▶

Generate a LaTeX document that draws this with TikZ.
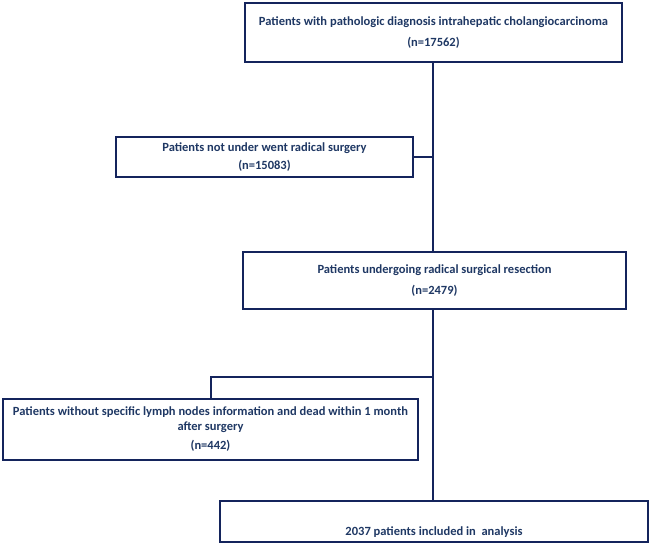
\documentclass[tikz,border=0pt]{standalone}
\usepackage{fontspec}
\setmainfont{Carlito}
\usetikzlibrary{calc}
\definecolor{boxnavy}{HTML}{14245C}
\definecolor{textnavy}{HTML}{1F3864}
\tikzset{
    flowbox/.style={draw=boxnavy,line width=2pt,fill=white,inner sep=0pt,align=center,
        text=textnavy,font=\fontsize{12.5}{15}\selectfont\bfseries},
    link/.style={draw=boxnavy,line width=2pt}
}
\begin{document}
\begin{tikzpicture}[x=1pt,y=-1pt]
        \useasboundingbox (0,0) rectangle (650,544);

        \node[flowbox,minimum width=377pt,minimum height=59pt] (diag) at (433.5,32.5)
            {Patients with pathologic diagnosis intrahepatic cholangiocarcinoma\\[6pt](n=17562)};
        \node[flowbox,minimum width=297pt,minimum height=40pt] (nosurg) at (264.5,157)
            {Patients not under went radical surgery\\[3pt](n=15083)};
        \node[flowbox,minimum width=383pt,minimum height=57pt] (resect) at (434.5,280.5)
            {Patients undergoing radical surgical resection\\[6pt](n=2479)};
        \node[flowbox,minimum width=415pt,minimum height=61pt] (excl) at (210.5,429.5)
            {Patients without specific lymph nodes information and dead within 1 month\\after surgery\\[4pt](n=442)};
        \node[flowbox,minimum width=428pt,minimum height=41pt,text height=30pt,text depth=3pt] (incl) at (434,521.5)
            {2037 patients included in~~analysis};

        % trunk and side branches
        \coordinate (split) at (433,377);
        \draw[link] (split |- diag.south) -- (split |- resect.north);
        \draw[link] (nosurg.east) -- (nosurg.east -| split);
        \draw[link] (split |- resect.south) -- (split |- incl.north);
        \draw[link] (split) -| (excl.north);
    \end{tikzpicture}
\end{document}
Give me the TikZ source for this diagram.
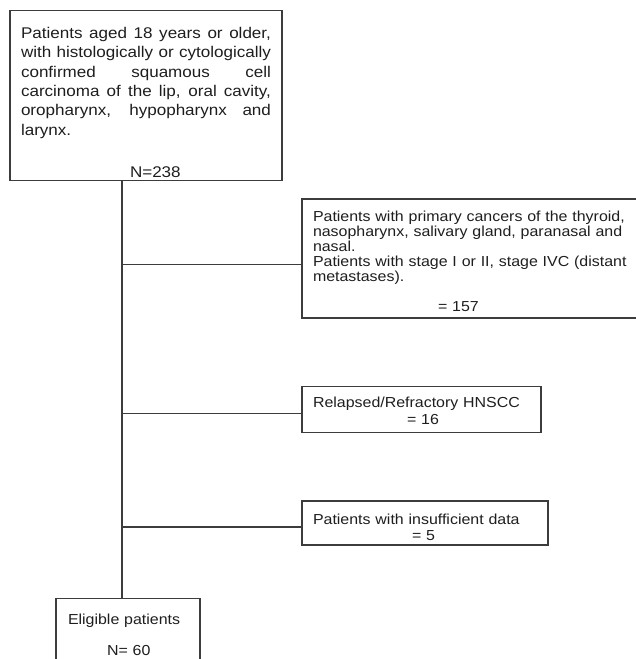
\documentclass[tikz,border=0pt]{standalone}
\usepackage{fontspec}
\setmainfont{Liberation Sans}[FakeStretch=1.1]
\usetikzlibrary{positioning}
\usetikzlibrary{calc}
\definecolor{boxline}{HTML}{3C3C3C}
\definecolor{boxtext}{HTML}{1E1E1E}
\newcommand{\countline}[2]{\\[#1]\hspace*{#2}}

\begin{document}
\begin{tikzpicture}[
        every node/.style={font=\fontsize{14.5}{17}\selectfont, text=boxtext},
        box/.style={rectangle, draw=boxline, line width=1.2pt, inner xsep=11pt, align=left},
        link/.style={draw=boxline, line width=1.1pt}
      ]
      \useasboundingbox (0,0) rectangle (636pt,-659pt);
      \clip (0,0) rectangle (636pt,-659pt);

      \node(all)[box, align=justify, text width=250pt, text height=25pt, minimum height=165pt,
                 font=\fontsize{15.5}{19.3}\selectfont] at (146pt,-95.5pt)
        {Patients aged 18 years or older,\linebreak with histologically or cytologically\linebreak
         confirmed squamous cell\linebreak carcinoma of the lip, oral cavity,\linebreak
         oropharynx, hypopharynx and\linebreak larynx.\countline{23pt}{109pt}N=238};
      \node(exc1)[box, text width=326pt, text height=16.5pt, minimum height=119pt,
                  font=\fontsize{14.5}{15}\selectfont] at (476pt,-258.5pt)
        {Patients with primary cancers of the thyroid,\\ nasopharynx, salivary gland, paranasal and\\
         nasal.\\ Patients with stage I or II, stage IVC (distant\\ metastases).\countline{15pt}{125pt}= 157};
      \node(exc2)[box, text width=217pt, text height=13.5pt, minimum height=46pt] at (421.5pt,-409.5pt)
        {Relapsed/Refractory HNSCC\countline{0pt}{94pt}= 16};
      \node(exc3)[box, text width=224pt, text height=18.5pt, minimum height=44pt] at (425pt,-523pt)
        {Patients with insufficient data\countline{-1pt}{99pt}= 5};
      \node(elig)[box, text width=120pt, inner xsep=12pt, inner ysep=15pt, text depth=60pt,
                  anchor=north] at (128pt,-598pt)
        {Eligible patients\countline{14pt}{39pt}N= 60};

      % trunk and the three exclusion branches
      \coordinate (trunk) at ([xshift=-24pt]all.south);
      \coordinate (in1) at ([yshift=-6pt]exc1.west);
      \coordinate (in2) at ([yshift=-4pt]exc2.west);
      \coordinate (in3) at ([yshift=-4pt]exc3.west);
      \draw[link] (trunk) -- (trunk |- elig.north);
      \draw[link] (in1 -| trunk) -- (in1);
      \draw[link] (in2 -| trunk) -- (in2);
      \draw[link] (in3 -| trunk) -- (in3);
    \end{tikzpicture}
\end{document}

◀

Short exercise =
Reproduce each entry verbatim, excluding any embedded images.

Solution to this exercise =
Generate a LaTeX document that draws this with TikZ.
\documentclass[tikz,border=0pt]{standalone}
\usepackage{fontspec}
\setmainfont{Carlito}
\usetikzlibrary{calc}
\definecolor{boxnavy}{HTML}{14245C}
\definecolor{textnavy}{HTML}{1F3864}
\tikzset{
    flowbox/.style={draw=boxnavy,line width=2pt,fill=white,inner sep=0pt,align=center,
        text=textnavy,font=\fontsize{12.5}{15}\selectfont\bfseries},
    link/.style={draw=boxnavy,line width=2pt}
}
\begin{document}
\begin{tikzpicture}[x=1pt,y=-1pt]
        \useasboundingbox (0,0) rectangle (650,544);

        \node[flowbox,minimum width=377pt,minimum height=59pt] (diag) at (433.5,32.5)
            {Patients with pathologic diagnosis intrahepatic cholangiocarcinoma\\[6pt](n=17562)};
        \node[flowbox,minimum width=297pt,minimum height=40pt] (nosurg) at (264.5,157)
            {Patients not under went radical surgery\\[3pt](n=15083)};
        \node[flowbox,minimum width=383pt,minimum height=57pt] (resect) at (434.5,280.5)
            {Patients undergoing radical surgical resection\\[6pt](n=2479)};
        \node[flowbox,minimum width=415pt,minimum height=61pt] (excl) at (210.5,429.5)
            {Patients without specific lymph nodes information and dead within 1 month\\after surgery\\[4pt](n=442)};
        \node[flowbox,minimum width=428pt,minimum height=41pt,text height=30pt,text depth=3pt] (incl) at (434,521.5)
            {2037 patients included in~~analysis};

        % trunk and side branches
        \coordinate (split) at (433,377);
        \draw[link] (split |- diag.south) -- (split |- resect.north);
        \draw[link] (nosurg.east) -- (nosurg.east -| split);
        \draw[link] (split |- resect.south) -- (split |- incl.north);
        \draw[link] (split) -| (excl.north);
    \end{tikzpicture}
\end{document}
Give me the TikZ source for this diagram.
\documentclass[tikz,border=0pt]{standalone}
\usepackage{fontspec}
\setmainfont{Liberation Sans}[FakeStretch=1.1]
\usetikzlibrary{positioning}
\usetikzlibrary{calc}
\definecolor{boxline}{HTML}{3C3C3C}
\definecolor{boxtext}{HTML}{1E1E1E}
\newcommand{\countline}[2]{\\[#1]\hspace*{#2}}

\begin{document}
\begin{tikzpicture}[
        every node/.style={font=\fontsize{14.5}{17}\selectfont, text=boxtext},
        box/.style={rectangle, draw=boxline, line width=1.2pt, inner xsep=11pt, align=left},
        link/.style={draw=boxline, line width=1.1pt}
      ]
      \useasboundingbox (0,0) rectangle (636pt,-659pt);
      \clip (0,0) rectangle (636pt,-659pt);

      \node(all)[box, align=justify, text width=250pt, text height=25pt, minimum height=165pt,
                 font=\fontsize{15.5}{19.3}\selectfont] at (146pt,-95.5pt)
        {Patients aged 18 years or older,\linebreak with histologically or cytologically\linebreak
         confirmed squamous cell\linebreak carcinoma of the lip, oral cavity,\linebreak
         oropharynx, hypopharynx and\linebreak larynx.\countline{23pt}{109pt}N=238};
      \node(exc1)[box, text width=326pt, text height=16.5pt, minimum height=119pt,
                  font=\fontsize{14.5}{15}\selectfont] at (476pt,-258.5pt)
        {Patients with primary cancers of the thyroid,\\ nasopharynx, salivary gland, paranasal and\\
         nasal.\\ Patients with stage I or II, stage IVC (distant\\ metastases).\countline{15pt}{125pt}= 157};
      \node(exc2)[box, text width=217pt, text height=13.5pt, minimum height=46pt] at (421.5pt,-409.5pt)
        {Relapsed/Refractory HNSCC\countline{0pt}{94pt}= 16};
      \node(exc3)[box, text width=224pt, text height=18.5pt, minimum height=44pt] at (425pt,-523pt)
        {Patients with insufficient data\countline{-1pt}{99pt}= 5};
      \node(elig)[box, text width=120pt, inner xsep=12pt, inner ysep=15pt, text depth=60pt,
                  anchor=north] at (128pt,-598pt)
        {Eligible patients\countline{14pt}{39pt}N= 60};

      % trunk and the three exclusion branches
      \coordinate (trunk) at ([xshift=-24pt]all.south);
      \coordinate (in1) at ([yshift=-6pt]exc1.west);
      \coordinate (in2) at ([yshift=-4pt]exc2.west);
      \coordinate (in3) at ([yshift=-4pt]exc3.west);
      \draw[link] (trunk) -- (trunk |- elig.north);
      \draw[link] (in1 -| trunk) -- (in1);
      \draw[link] (in2 -| trunk) -- (in2);
      \draw[link] (in3 -| trunk) -- (in3);
    \end{tikzpicture}
\end{document}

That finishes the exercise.